At a regular local SoCal VW event, this car surfaced one day and I was transfixed by it ever since. I walked around it again and again and could not figure it out. At the time it was sprayed in primer, lowered to the ground on polished Porsche wheels, and it had a monstrous turbocharged VW engine hanging out of the back. For me it was like seeing a vintage Ferrari on a Jeep chassis and rolling on mud tires, but this car was something far more special than a rat rod—there was some serious soul and a story underneath it all. I took the owner’s number and proceeded to keep in regular contact with him, asking yearly if he would consider selling it. Patience and persistence paid off, and earlier this year I found myself sitting on the garage floor of an apartment complex in San Diego having a heart to heart conversation about it changing hands. The owner knew it was something special and he held on tightly, but in the end he knew the car would have a good life if it came home with me, and so we struck a deal.
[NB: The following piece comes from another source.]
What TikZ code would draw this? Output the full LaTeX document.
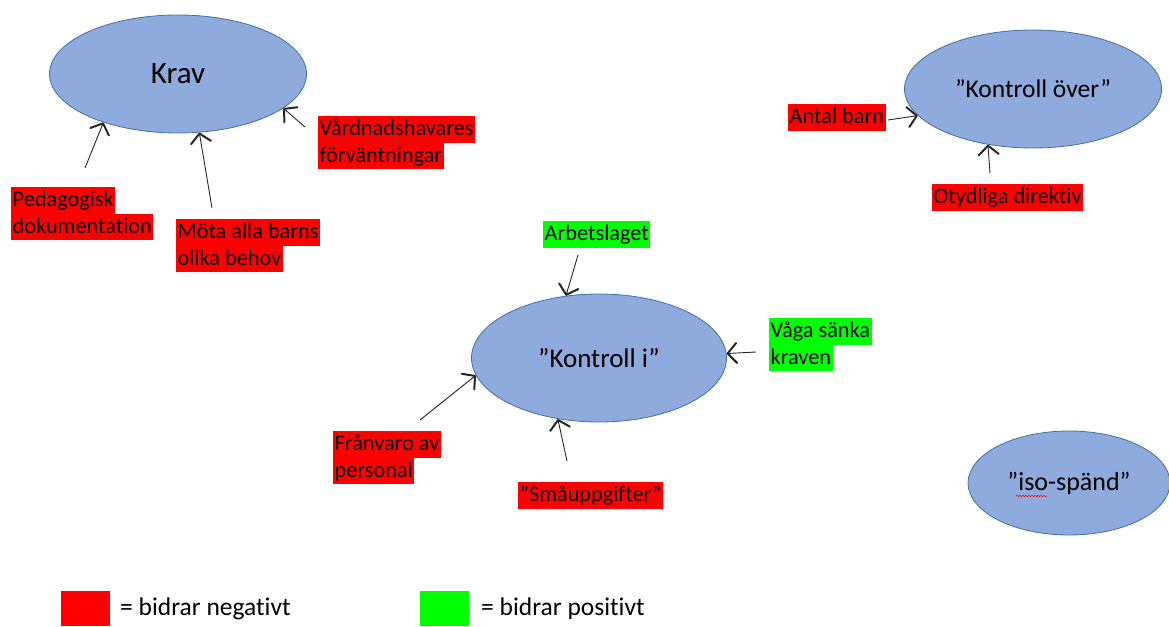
\documentclass[tikz,border=0pt]{standalone}
\usepackage{fontspec}
\setmainfont[Ligatures={NoCommon}]{Carlito}
\usetikzlibrary{shapes.geometric,arrows.meta,decorations.pathmorphing}
\definecolor{elfill}{HTML}{8FAADC}
\definecolor{eldraw}{HTML}{41719C}
\definecolor{neg}{HTML}{FF0000}
\definecolor{pos}{HTML}{00FF00}
\newcommand{\hlbox}[2]{{\setlength{\fboxsep}{0pt}\colorbox{#1}{\rule[-7pt]{0pt}{26.5pt}\hspace{1.5pt}#2\hspace{1.5pt}}}}
\tikzset{
  oval/.style={ellipse, draw=eldraw, line width=0.8pt, fill=elfill, inner sep=0pt},
  lbl/.style={anchor=north west, inner sep=0pt, align=left,
    font=\fontsize{22.3}{26.5}\selectfont},
  arr/.style={draw=black!85, line width=0.9pt,
    -{Straight Barb[length=9pt,width=20pt,line width=2pt,round]}},
  legsq/.style={anchor=north west, inner sep=0pt, minimum width=49pt, minimum height=35pt},
  legtxt/.style={anchor=west, inner sep=0pt, font=\fontsize{25.5}{30}\selectfont}
}
\begin{document}
\begin{tikzpicture}[x=1pt,y=-1pt]
\useasboundingbox (0,0) rectangle (1169,626);
% ellipses
\node[oval, minimum width=257pt, minimum height=118pt, font=\fontsize{31}{36}\selectfont] (krav) at (178,74) {Krav\hspace{12pt}};
\node[oval, minimum width=257pt, minimum height=118pt, font=\fontsize{25.5}{30}\selectfont] (over) at (1033,89) {”Kontroll över”};
\node[oval, minimum width=255pt, minimum height=128pt, font=\fontsize{27}{31}\selectfont] (kin) at (599,358) {”Kontroll i”};
\node[oval, minimum width=202pt, minimum height=104pt, font=\fontsize{26}{30}\selectfont] (iso) at (1069,483) {”iso-spänd”};
\draw[red, line width=0.5pt, decorate, decoration={snake, amplitude=0.8pt, segment length=3pt}] (1016,496) -- (1047,496);
% labels
\node[lbl] (ped) at (11,187) {\hlbox{neg}{Pedagogisk}\\ \hlbox{neg}{dokumentation}};
\node[lbl] (mota) at (176,219) {\hlbox{neg}{Möta alla barns}\\ \hlbox{neg}{olika behov}};
\node[lbl] (vard) at (318,116) {\hlbox{neg}{Vårdnadshavares}\\ \hlbox{neg}{förväntningar}};
\node[lbl] (antal) at (788,104) {\hlbox{neg}{Antal barn}};
\node[lbl] (otyd) at (932,184) {\hlbox{neg}{Otydliga direktiv}};
\node[lbl] (arb) at (543,221) {\hlbox{pos}{Arbetslaget}};
\node[lbl] (vaga) at (769,318) {\hlbox{pos}{Våga sänka}\\ \hlbox{pos}{kraven}};
\node[lbl] (fran) at (333,431) {\hlbox{neg}{Frånvaro av}\\ \hlbox{neg}{personal}};
\node[lbl] (sma) at (518,482) {\hlbox{neg}{”Småuppgifter”}};
% free ends of the connectors
\coordinate (pedS) at (85,168);
\coordinate (motaS) at (212,208);
\coordinate (vardS) at (305,127);
\coordinate (antalS) at (888,120);
\coordinate (otydS) at (990,173);
\coordinate (arbS) at (578,255);
\coordinate (vagaS) at (756,352);
\coordinate (franS) at (420,420);
\coordinate (smaS) at (567,461);
% connectors
\draw[arr] (pedS) -- (krav.213);
\draw[arr] (motaS) -- (krav.290);
\draw[arr] (vardS) -- (krav.342);
\draw[arr] (antalS) -- (over.193);
\draw[arr] (otydS) -- (over.231);
\draw[arr] (arbS) -- (kin.118);
\draw[arr] (vagaS) -- (kin.2);
\draw[arr] (franS) -- (kin.188);
\draw[arr] (smaS) -- (kin.236);
% legend
\node[legsq, fill=neg] (legneg) at (61,591) {};
\node[legtxt] (legnegtxt) at (120,609) {= bidrar negativt};
\node[legsq, fill=pos] (legpos) at (420,591) {};
\node[legtxt] (legpostxt) at (481,609) {= bidrar positivt};
\end{tikzpicture}
\end{document}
The afternoon I came home from our meeting, I found the latest Porsche 356 registry newsletter in my mailbox, and a certain article inside gave me goosebumps. It was a story on a Porsche-based special that was built in Germany by the Meisterschule für Handwerker (MHK) in Kaiserslautern, Germany. The similarities between the car on the page and the one I’d just agreed to purchase seemed significant, and I started to research more. MHK, the school, has been in existence since 1874 and is still in operation today. Their focus started in construction training and art, and they continue the tradition today as a school for vocational training and education in industrial, technical, and creative-artistic fields. Much like the Art Center in Pasadena does today, MHK has produced and shaped countless students that have gone on to design and build the world we know. Their automotive technical and design department has been in place since the birth of the automobile, transitioning from making carriages into horseless ones, and on to the computer-designed-and-constructed vehicles of the moment.
In the first half of the last century, Europe was the creative hub for car engineers and and designers. Coachbuilt cars made by hand were in their prime years of innovative forms, from the wild designs of Figoni et Falaschi to Pininfarina, Karmann, Hebmüller, and the like—MHK trained the hands that held the pen as well as the hammer. The work they did reflected this, as with each session the department would work together on a project car, from design and drawing to cost analysis, parts acquisition, technical construction, body shaping, and construction. The process even went through the final stages of quality control and finishing before delivery to an imaginary client.
Over the years, the school used the chassis and engines of a variety of cars as the basis for their builds, but every body part above the chassis was shaped with metal, by hand. While small items such as instruments, lights, and controls may be off of a parts shelf somewhere, the body and all its workings were hand built. Not only were they hand built, they were built to look like the factory had made it. If an inner support panel was needed for instance, it was shaped and strengthened with ribs, rain gutters, ventilation, hinges and closing panels. All of it looks “right.”
While there is photographic evidence of the school’s cars online if you search deep enough, there are only a few of the actual creations that have surfaced and exist in the modern world. The feature car in the registry newsletter I mentioned earlier is one of them, but to this day I have not been able to prove definitively that my car came from the same place without a period photo of it. Each one was different, but there are many commonalities. While I am 95% sure this car was built at MHK, there is still a shadow of a doubt. Until I can get confirmation from the school and see drawings or photos or some other source of concrete documentation, the car remains a bit of a mystery. I’ve attempted contact with them on several occasions but have never had a reply. Perhaps someone out there can assist in digging up the history!
Whatever its provenance, the design of the car is something I never tire of. It’s a pleasing mixture of design elements that characterized the icons of its time, but it’s very original too. The nose is a bit of Porsche Abarth or Alfa in shape; the rear is nice and round and reminds me of the Denzel racers; the roofline a bit like the Karmann Hardtop, but with a Golde sliding sunroof.
On the mechanical side, the engine and brakes are those of a Porsche 356, while the chassis number looks to be a Karmann Ghia from the late ‘50s. It also sports a Porsche steering wheel as well as a VW fuel tank and speedometer. The car is a mix of everything here and there, but as a whole it is totally unique. I know it was built with skilled hands using all German parts, but I have yet to learn whose hands and in which workshop it was created. I plan to keep on digging until I learn the answer, and until then I’ll continue circling in on it and scratching my head. There is always something new to learn, and with time I hope to solve this mystery too.